References: 94-10-028 94-10-058
Date: Fri, 21 Oct 1994 02:27:27 GMT

Excuse this rather long message, but this is a hobby horse of mine...


John Heron <heronj@smtplink.NGC.COM> writes:


>Pardon me if this question is naive. Why have a separate parser generator
>and lexical analyzer generator? ...


This is an excellent question, and I think some of the previous
responses have been a bit off the point. Historically, lex and yacc
have dominated the world of parser generators because they were
`there' and free (a bit like Unix in the seventies, but that's another
story).


Now regular expressions are powerful enough to express most aspects of
lexical analysis (although try doing nested comment brackets with a
type-0 language) so it made sense to build a tool that did regular
expressions well and produced scanners automatically. It also made
sense to build your parser generator to make use of Lex's
capabilities, and so the regular expression/context free language
separation was born.


However, there have always been languages which are hard to coerce
into this tidy split. Algol-68, which allows you to define new
operators made out of punctuation marks at compile time comes to mind,
and others have mentioned Forth and so on. C, which effectively needs
two lexical analysers, one for the preprocessor and one for the main
language, introduces further headaches.


Worst of all, Lex/YACC style tools require two notations to be used:
regular expressions for the scanner and BNF (or extended BNF) for the
phrase level grammar. As good computer scientists, we should be
striving for unified notations that allow us to say more with less,
not replicating concepts unnecessarily in a sort of reverse Occam's
razor. Lex and YACC are so dominant that many tools have preserved
their interface for backwards compatibility. Terence Parr's superb
PCCTS suite suffers particularly from this although as a previous
poster noted he is promising a unified scanner/phrase level syntax for
a future release.


It is well know that BNF has greater expresive power than regular
expressions, and of course BNF can be used instead of regular
expressions. This has all been done long ago - Alex, the scanner
generator part of the original CoCo (see SIGPlan notices May 1986)
takes this approach. Alex builds scanners based on finite automata,
much like Lex and its relatives.


In my own tool RDP, I have a sort of halfway house where a
basically hardwired scanner is tuned by information gleaned from the
phrase level grammar. In RDP V2.0 (not due until early 1995) you can
use scanner productions to explicitly describe complicated lexical
constructs, and RDP will write scanner code that is just like
recursive descent parser code. One advantage of my scanner is that you
can add lexical symbols at run time (if you are deranged enough to
want to do that - I think user extensible languages are a short cut to
the funny farm personaly). Another advantage is that the scanner is
human readable unlike the finite automata produced by most other
generators, including Lex, DFA and Alex.


So, do we need scanners at all? Why not just do everything at phrase
level? Well yes we do need scanners, although preferably ones
specified by a unified syntax in the same file as the phrase level
grammar. Here are some reasons for maintaining the scanner/phrase
level split:


1. I/O: getting lines buffered up efficiently and making sure that
error messages are generated at the right point is surprisingly hard.
In addition, a good scanner should be able to flip into what I call
text mode, so that input can be transparently taken from a file or
from a text buffer (or from stdin for that matter). This allows macros
and interpreters to be implemented easily. Interestingly, many scanner
generators don't help at all when it comes to the I/O side of things.

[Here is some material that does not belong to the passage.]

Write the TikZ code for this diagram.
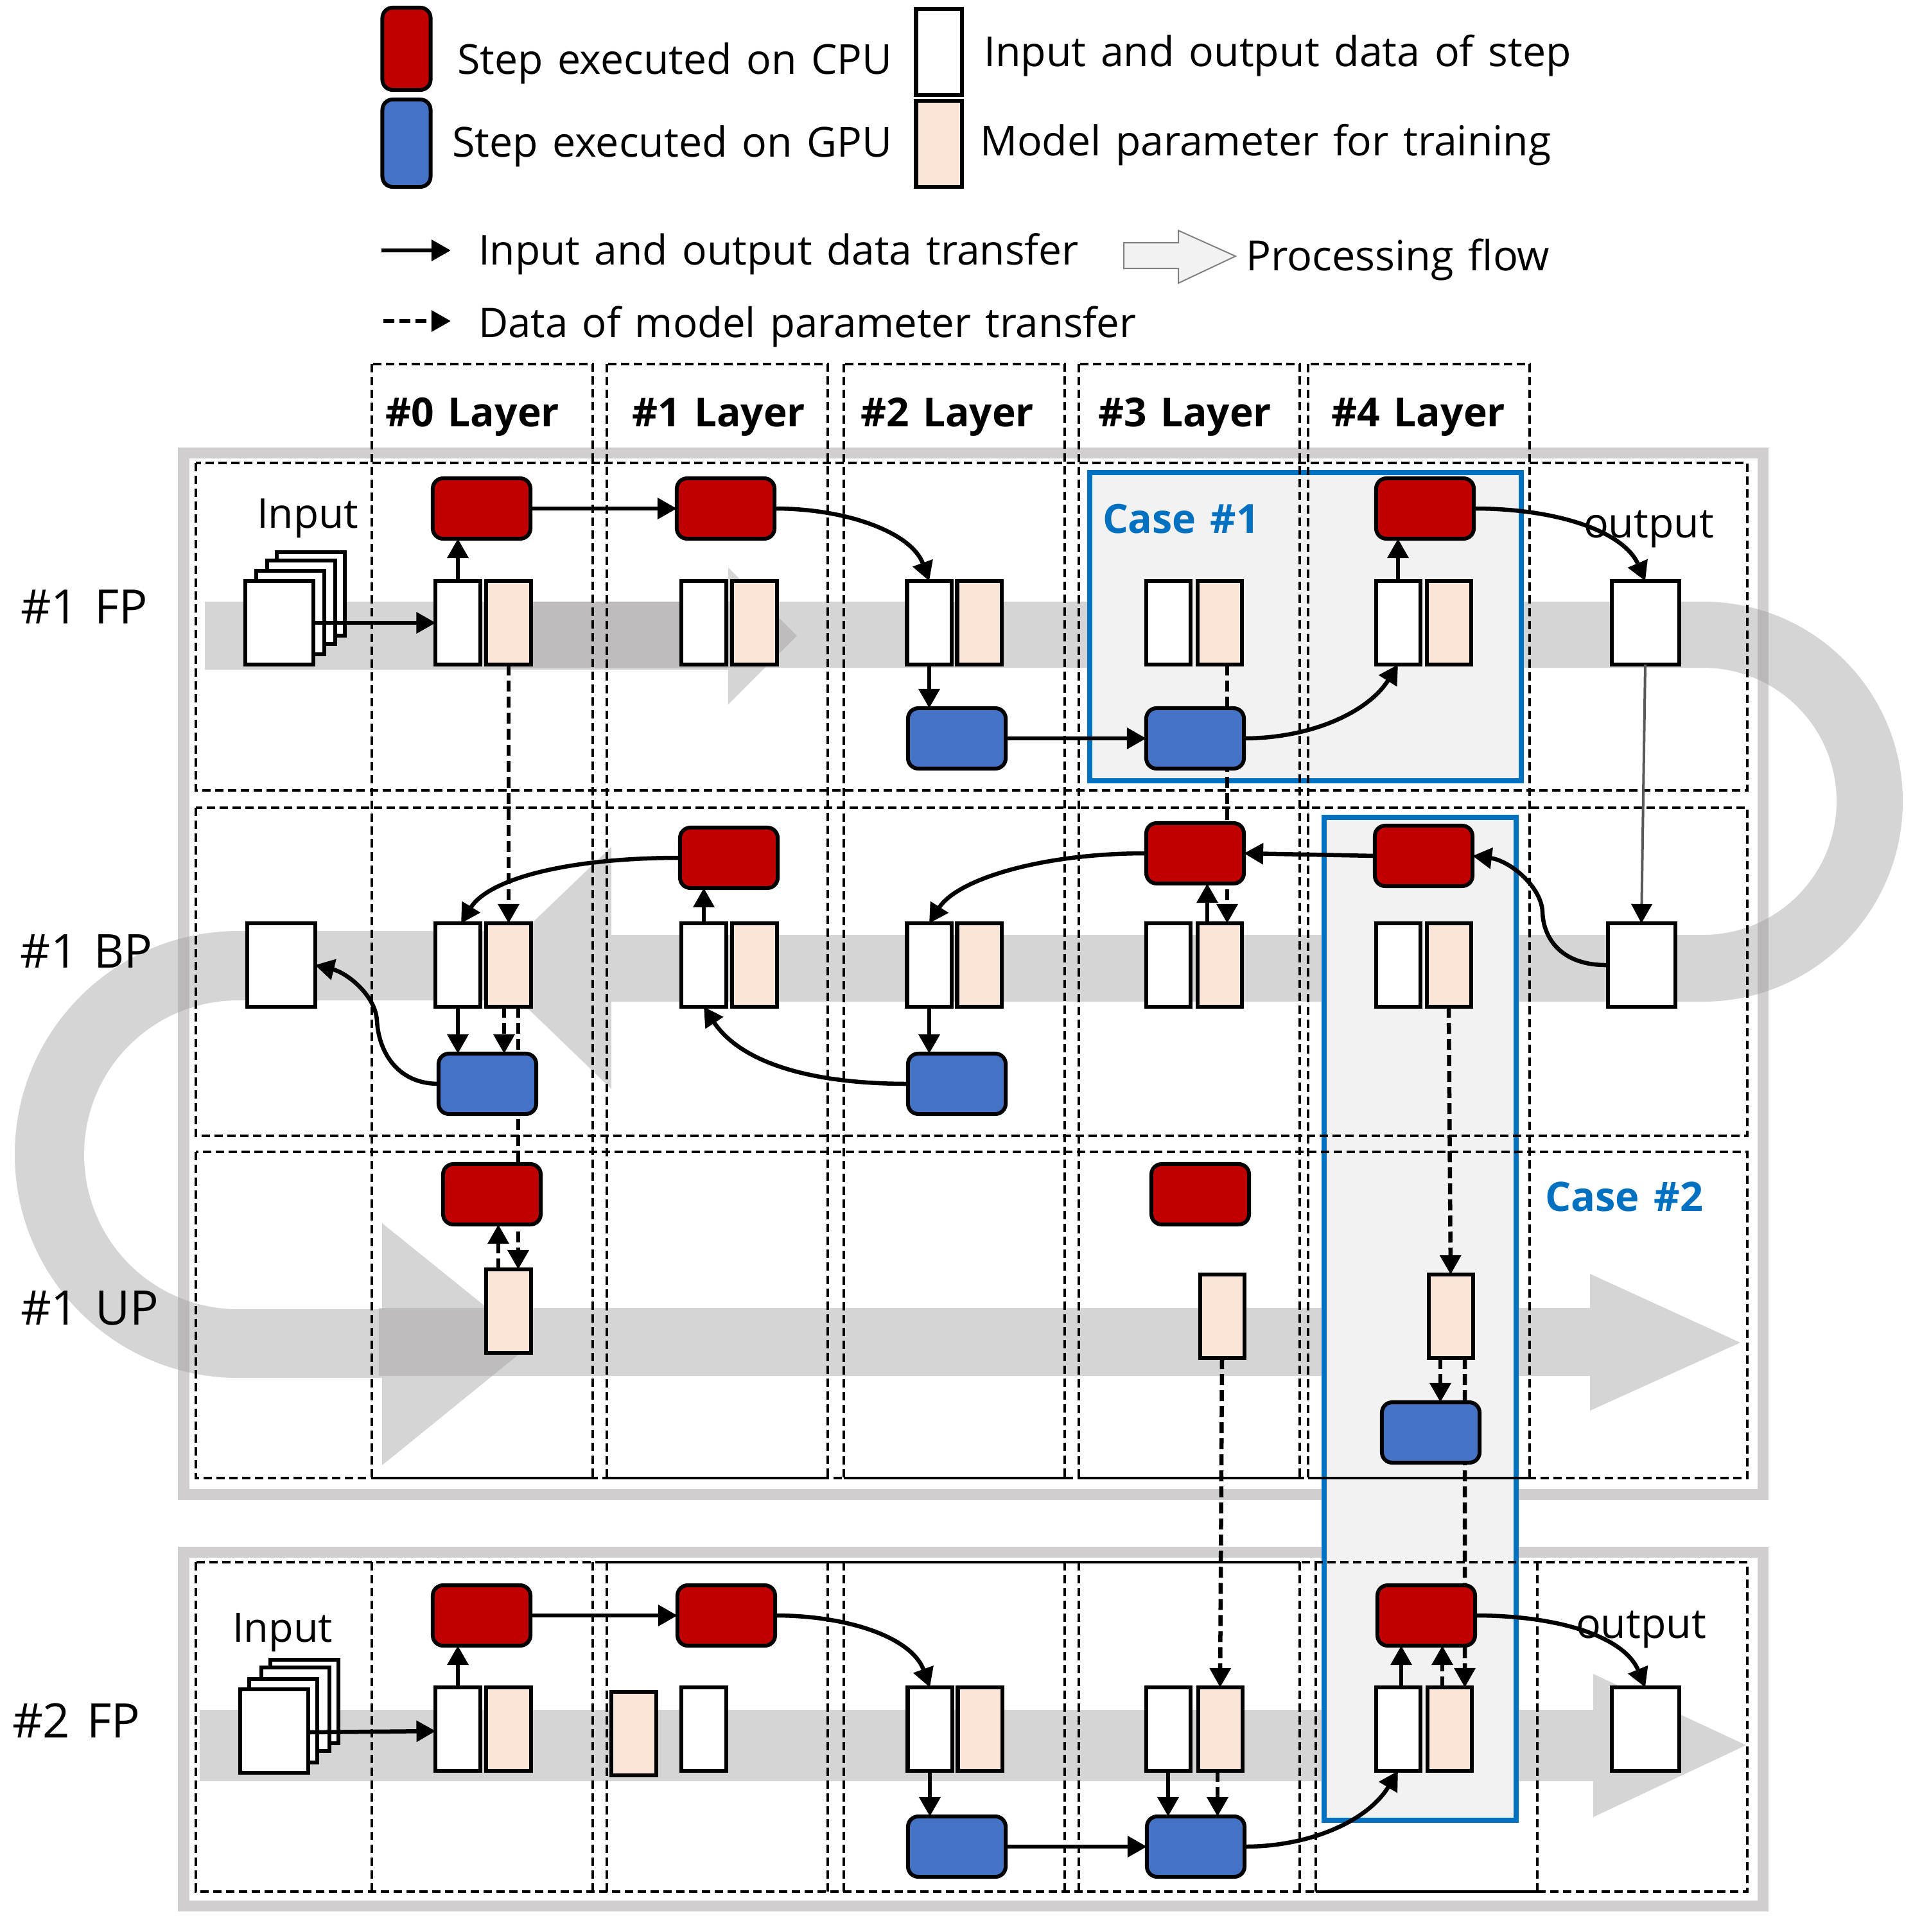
\documentclass[tikz,border=0pt]{standalone}
\usepackage{fontspec}
\setmainfont{Open Sans}[WordSpace=1.35]
\usetikzlibrary{arrows.meta}
\definecolor{cpu}{HTML}{C00000}
\definecolor{gpu}{HTML}{4472C4}
\definecolor{param}{HTML}{FBE5D6}
\definecolor{caseblue}{HTML}{0070C0}
\definecolor{casefill}{HTML}{F2F2F2}
\definecolor{frameg}{HTML}{D0CECE}
\definecolor{bandg}{HTML}{9C9A9A}
\pgfdeclarelayer{back}\pgfdeclarelayer{mid}\pgfsetlayers{back,mid,main}
\newcommand{\tx}[2]{\resizebox{#1}{!}{\fontsize{18}{20}\selectfont #2}}
\tikzset{
  box/.style={draw=black,line width=.06cm,inner sep=0,outer sep=0},
  cpustep/.style={box,fill=cpu,rounded corners=.16cm,minimum width=1.52cm,minimum height=.94cm},
  gpustep/.style={box,fill=gpu,rounded corners=.16cm,minimum width=1.52cm,minimum height=.94cm},
  data/.style={box,fill=white,minimum width=.69cm,minimum height=1.3cm},
  par/.style={box,fill=param,minimum width=.69cm,minimum height=1.3cm},
  wide/.style={box,fill=white,minimum width=1.05cm,minimum height=1.3cm},
  lab/.style={anchor=base west,inner sep=0,outer sep=0},
  flow/.style={line width=.065cm,-{Triangle[length=.3cm,width=.32cm]}},
  pflow/.style={flow,dash pattern=on .17cm off .08cm},
  grid/.style={draw=black,line width=.045cm,dash pattern=on .13cm off .07cm},
  solidedge/.style={draw=black,line width=.045cm},
  group/.style={draw=frameg,line width=.17cm},
  band/.style={fill=bandg,fill opacity=.415,draw=none},
  casebox/.style={draw=caseblue,line width=.075cm,fill=casefill},
}
\begin{document}
\begin{tikzpicture}[x=.01cm,y=-.01cm]
\useasboundingbox (0,0) rectangle (2979,3009);

\begin{pgfonlayer}{back}
% group frames
\draw[group] (286,705) rectangle (2745,2327);
\draw[group] (286,2417) rectangle (2745,2968);
% processing flow bands
\path[band] (319,937)--(1134,937)--(1134,884)--(1241,990)--(1134,1097)--(1134,1043)--(319,1043)--cycle;
\path[band] (790,937)--(2652,937) .. controls (2824,937) and (2963,1076) .. (2963,1248) .. controls (2963,1420) and (2824,1560) .. (2652,1560)
  --(952,1560)--(952,1696)--(756,1507)--(952,1319)--(952,1456)--(2652,1456)
  .. controls (2767,1456) and (2860,1363) .. (2860,1248) .. controls (2860,1133) and (2767,1040) .. (2652,1040) --(790,1040)--cycle;
\path[band] (800,1450)--(371,1450) .. controls (179,1450) and (23,1606) .. (23,1798) .. controls (23,1990) and (179,2146) .. (371,2146)
  --(595,2146)--(595,2282)--(828,2093)--(595,1905)--(595,2039)--(371,2039)
  .. controls (238,2039) and (131,1932) .. (131,1798) .. controls (131,1665) and (238,1558) .. (371,1558) --(800,1558)--cycle;
\path[band] (590,2037)--(2476,2037)--(2476,1984)--(2710,2091)--(2476,2197)--(2476,2143)--(590,2143)--cycle;
\path[band] (311,2663)--(2481,2663)--(2481,2607)--(2719,2718)--(2481,2830)--(2481,2774)--(311,2774)--cycle;
% case regions
\draw[casebox] (1697,736) rectangle (2369,1216);
\draw[casebox] (2062,1273) rectangle (2361,2835);
% rows
\draw[grid] (305,721) rectangle (2721,1231);
\draw[grid] (305,1258) rectangle (2721,1769);
\draw[grid] (305,1794) rectangle (2721,2302);
\draw[grid] (305,2433) rectangle (2721,2946);
% layer columns
\draw[grid] (579,567) rectangle (923,2302);
\draw[grid] (945,567) rectangle (1289,2302);
\draw[grid] (1314,567) rectangle (1658,2302);
\draw[grid] (1680,567) rectangle (2024,2302);
\draw[grid] (2037,567) rectangle (2382,2302);
\draw[grid] (579,2433)--(579,2946) (923,2433)--(923,2946);
\draw[grid] (945,2433)--(945,2946) (1289,2433)--(1289,2946);
\draw[grid] (1314,2433)--(1314,2946) (1658,2433)--(1658,2946);
\draw[grid] (1680,2433)--(1680,2946) (2024,2433)--(2024,2946);
\draw[grid] (2049,2433)--(2049,2946) (2394,2433)--(2394,2946);
\draw[solidedge] (579,2302)--(923,2302) (945,2302)--(1289,2302) (1314,2302)--(1658,2302) (1680,2302)--(2024,2302) (2037,2302)--(2382,2302);
\draw[solidedge] (935,2433)--(2024,2433) (2049,2946)--(2394,2946);
\end{pgfonlayer}

% legend
\node[cpustep,minimum width=.75cm,minimum height=1.28cm] (legcpu) at (633,76) {};
\node[gpustep,minimum width=.75cm,minimum height=1.36cm] (leggpu) at (633,223) {};
\node[data,minimum width=.71cm,minimum height=1.33cm] (legdata) at (1462,81) {};
\node[par,minimum width=.71cm,minimum height=1.33cm] (legpar) at (1462,224) {};
\node[lab] (tcpu) at (712,116) {\tx{6.77cm}{Step executed on CPU}};
\node[lab] (tgpu) at (704,245) {\tx{6.85cm}{Step executed on GPU}};
\node[lab] (tdata) at (1532,104) {\tx{9.14cm}{Input and output data of step}};
\node[lab] (tpar) at (1526,243) {\tx{8.89cm}{Model parameter for training}};
\coordinate (lega) at (594,390); \coordinate (legb) at (702,390);
\coordinate (legc) at (597,500); \coordinate (legd) at (702,500);
\draw[flow] (lega)--(legb);
\draw[pflow] (legc)--(legd);
\node[lab] (tio) at (745,412) {\tx{9.34cm}{Input and output data transfer}};
\node[lab] (tmp) at (745,525) {\tx{10.24cm}{Data of model parameter transfer}};
\path[draw=black!50,line width=.02cm,fill=casefill] (1750,378)--(1835,378)--(1835,359)--(1924,399)--(1835,441)--(1835,418)--(1750,418)--cycle;
\node[lab] (tflow) at (1940,421) {\tx{4.73cm}{Processing flow}};

% headers
\node[lab] (h0) at (600,664) {\tx{2.71cm}{\bfseries \#0 Layer}};
\node[lab] (h1) at (984,664) {\tx{2.70cm}{\bfseries \#1 Layer}};
\node[lab] (h2) at (1340,664) {\tx{2.70cm}{\bfseries \#2 Layer}};
\node[lab] (h3) at (1710,664) {\tx{2.70cm}{\bfseries \#3 Layer}};
\node[lab] (h4) at (2073,664) {\tx{2.71cm}{\bfseries \#4 Layer}};
% row labels
\node[lab] (fp1) at (32,971) {\tx{1.98cm}{\#1 FP}};
\node[lab] (bp1) at (32,1507) {\tx{2.05cm}{\#1 BP}};
\node[lab] (up1) at (32,2063) {\tx{2.15cm}{\#1 UP}};
\node[lab] (fp2) at (19,2706) {\tx{1.99cm}{\#2 FP}};
\node[lab] (inA) at (400,822) {\tx{1.58cm}{Input}};
\node[lab] (inB) at (362,2557) {\tx{1.56cm}{Input}};
\node[lab] (outA) at (2466,837) {\tx{2.03cm}{output}};
\node[lab] (outB) at (2454,2551) {\tx{2.03cm}{output}};
\node[lab,text=caseblue] (c1) at (1717,830) {\tx{2.44cm}{\bfseries Case \#1}};
\node[lab,text=caseblue] (c2) at (2406,1886) {\tx{2.46cm}{\bfseries Case \#2}};

% row 1
\node[data,minimum width=1.05cm] (s14) at (484,925) {};
\node[data,minimum width=1.05cm] (s13) at (469,938) {};
\node[data,minimum width=1.05cm] (s12) at (452,954) {};
\node[wide] (s11) at (435,970) {};
\node[cpustep] (r0a) at (750,792) {};
\node[cpustep] (r1a) at (1130,792) {};
\node[cpustep] (r4a) at (2219,792) {};
\node[data] (d0a) at (713,970) {}; \node[par] (p0a) at (792,970) {};
\node[data] (d1a) at (1096,970) {}; \node[par] (p1a) at (1175,970) {};
\node[data] (d2a) at (1447,970) {}; \node[par] (p2a) at (1525,970) {};
\node[data] (d3a) at (1819,970) {}; \node[par] (p3a) at (1899,970) {};
\node[data] (d4a) at (2177,970) {}; \node[par] (p4a) at (2256,970) {};
\node[wide] (oa) at (2562,970) {};
\node[gpustep] (b2a) at (1490,1150) {};
\node[gpustep] (b3a) at (1861,1150) {};
% row 2
\node[wide] (lb) at (438,1503) {};
\node[cpustep] (r1b) at (1135,1336) {};
\node[cpustep] (r3b) at (1861,1329) {};
\node[cpustep] (r4b) at (2217,1333) {};
\node[data] (d0b) at (713,1503) {}; \node[par] (p0b) at (792,1503) {};
\node[data] (d1b) at (1096,1503) {}; \node[par] (p1b) at (1175,1503) {};
\node[data] (d2b) at (1447,1503) {}; \node[par] (p2b) at (1525,1503) {};
\node[data] (d3b) at (1819,1503) {}; \node[par] (p3b) at (1899,1503) {};
\node[data] (d4b) at (2177,1503) {}; \node[par] (p4b) at (2256,1503) {};
\node[wide] (ob) at (2556,1503) {};
\node[gpustep] (b0b) at (759,1688) {};
\node[gpustep] (b2b) at (1490,1688) {};
% row 3
\node[cpustep] (r0c) at (766,1860) {};
\node[cpustep] (r3c) at (1869,1860) {};
\node[par] (p0c) at (792,2042) {};
\node[par] (p3c) at (1903,2050) {};
\node[par] (p4c) at (2259,2050) {};
\node[gpustep] (b4c) at (2228,2231) {};
% row 4
\node[data,minimum width=1.05cm] (s24) at (474,2650) {};
\node[data,minimum width=1.05cm] (s23) at (460,2662) {};
\node[data,minimum width=1.05cm] (s22) at (441,2680) {};
\node[wide] (s21) at (427,2696) {};
\node[cpustep] (r0d) at (750,2516) {};
\node[cpustep] (r1d) at (1131,2516) {};
\node[cpustep] (r4d) at (2221,2516) {};
\node[data] (d0d) at (713,2693) {}; \node[par] (p0d) at (792,2693) {};
\node[par] (p1d) at (987,2700) {}; \node[data] (d1d) at (1096,2693) {};
\node[data] (d2d) at (1448,2693) {}; \node[par] (p2d) at (1526,2693) {};
\node[data] (d3d) at (1819,2693) {}; \node[par] (p3d) at (1900,2693) {};
\node[data] (d4d) at (2177,2693) {}; \node[par] (p4d) at (2257,2693) {};
\node[wide] (od) at (2562,2693) {};
\node[gpustep] (b2d) at (1490,2876) {};
\node[gpustep] (b3d) at (1862,2876) {};

% connectors passing behind steps
\begin{pgfonlayer}{mid}
\draw[pflow] ([xshift=.12cm]p3a.south)--([xshift=.12cm]p3b.north);
\draw[pflow] ([xshift=.15cm]p0b.south)--([xshift=.15cm]p0c.north);
\draw[pflow] ([xshift=.22cm]p4c.south)--([xshift=.24cm]p4d.north);
\end{pgfonlayer}

% row 1 connectors
\draw[flow] (s11.east)--(d0a.west);
\draw[flow] (d0a.north)--(d0a.north|-r0a.south);
\draw[flow] (r0a.east)--(r1a.west);
\draw[flow] (r1a.east) .. controls (1320,792) and (1420,830) .. (d2a.north);
\draw[flow] (d2a.south)--(d2a.south|-b2a.north);
\draw[flow] (b2a.east)--(b3a.west);
\draw[flow] (b3a.east) .. controls (2040,1150) and (2130,1110) .. (d4a.south);
\draw[flow] (d4a.north)--(d4a.north|-r4a.south);
\draw[flow] (r4a.east) .. controls (2430,792) and (2530,830) .. (oa.north);
\draw[pflow] (p0a.south)--(p0b.north);
\draw[line width=.04cm,draw=black!65,-{Triangle[length=.3cm,width=.32cm,fill=black,color=black]}] (oa.south)--(ob.north);
% row 2 connectors
\draw[flow] (ob.west) .. controls (2430,1504) and (2403,1460) .. (2402,1420) .. controls (2400,1380) and (2350,1340) .. (r4b.east);
\draw[flow] (r4b.west)--(r3b.east);
\draw[flow] (r3b.west) .. controls (1620,1329) and (1490,1370) .. (d2b.north);
\draw[flow] (r1b.west) .. controls (880,1336) and (760,1370) .. ([xshift=.05cm]d0b.north);
\draw[flow] (d1b.north)--(d1b.north|-r1b.south);
\draw[flow] ([xshift=-.19cm]p3b.north)--([xshift=-.19cm]p3b.north|-r3b.south);
\draw[flow] (d2b.south)--(d2b.south|-b2b.north);
\draw[flow] (b2b.west) .. controls (1250,1688) and (1150,1650) .. (d1b.south);
\draw[flow] (d0b.south)--(d0b.south|-b0b.north);
\draw[pflow] ([xshift=-.07cm]p0b.south)--([xshift=-.07cm]p0b.south|-b0b.north);
\draw[flow] (b0b.west) .. controls (620,1688) and (590,1640) .. (587,1590) .. controls (585,1550) and (540,1515) .. (lb.east);
% row 3 connectors
\draw[pflow] ([xshift=-.16cm]p0c.north)--([xshift=-.16cm]p0c.north|-r0c.south);
\draw[pflow] (p4b.south)--(p4c.north);
\draw[pflow] ([xshift=-.16cm]p4c.south)--([xshift=-.16cm]p4c.south|-b4c.north);
\draw[pflow] (p3c.south)--(p3d.north);
% row 4 connectors
\draw[flow] ([yshift=-.02cm]s21.east)--(d0d.west|-s21.east);
\draw[flow] (d0d.north)--(d0d.north|-r0d.south);
\draw[flow] (r0d.east)--(r1d.west);
\draw[flow] (r1d.east) .. controls (1320,2516) and (1420,2550) .. (d2d.north);
\draw[flow] (d2d.south)--(d2d.south|-b2d.north);
\draw[flow] (b2d.east)--(b3d.west);
\draw[flow] (d3d.south)--(d3d.south|-b3d.north);
\draw[pflow] ([xshift=-.04cm]p3d.south)--([xshift=-.04cm]p3d.south|-b3d.north);
\draw[flow] (b3d.east) .. controls (2040,2876) and (2130,2836) .. (d4d.south);
\draw[flow] ([xshift=.05cm]d4d.north)--([xshift=.05cm]d4d.north|-r4d.south);
\draw[pflow] ([xshift=-.11cm]p4d.north)--([xshift=-.11cm]p4d.north|-r4d.south);
\draw[flow] (r4d.east) .. controls (2430,2516) and (2530,2550) .. (od.north);
\end{tikzpicture}
\end{document}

2. Efficiency: recursive descent parsers like the ones generated by
PCCTS, PRECC, RDP and CoCo tend to do a lot of function calling.
That's OK at phrase level, but down at the character-by-character
level a monolithic lump of code is what you need using iteration rather
than recursion. Anyone who doubts the importance of efficient scanning
should profile their favorite compiler. You'd be surprised how much of
the time many compilers spend in the scanner.


3. Backtracking and lookahead: most parser generators only allow a
single token of lookahead (but see PCCTS which accepts ll(k)
grammars). Lexical analysis often requires complicated contortions.


4. Ambiguity: Nearly all lexical descriptions are ambiguous. For
indstance, >= might mean > followed by = or the single token >=. The
usual rule is to make the longest match, but that doesn't always work.


Take for instance my favourite nasty lexical construct which is from
Pascal (ironic because I am a great fan of Pascal style languages
simply because they were designed to make ll(1) parsing easy).
Consider the .. token in Pascal which is used to indicate a range.
When scanning, 1.7 is the real number one-and-seven-tenths, but 1..7
is the range 1 to 7. What makes this particularly nasty is that the
poor scanner will already have consumed the first period in the second
case assuming a real is on its way, and will have to put it back on
the input. This kind of thing is a real pain - in CoCo's Alex there
is a special construct IF FOLLOWED BY which is used to sneak a bit of
lookahead.


5. Cleverness on the part of the language designer: anybody looking
for a really frustrating student project might consider building a
parser for Occam, in which there are no explicit brackets for compound
statements but nesting is indicated by indentation. PRECC (an
extremely cute infinite lookahead parser generator) has a particulalry
powerful way of handling this problem, but I wouldn't recommend it for
the faint of heart.


So, my recomendation for a brighter future is: use EBNF for everything
and an optimising parser generator that can recognise things like
token sets and which will write you an efficient parser and an
efficient scanner. Now all I've got to do is finish writing it...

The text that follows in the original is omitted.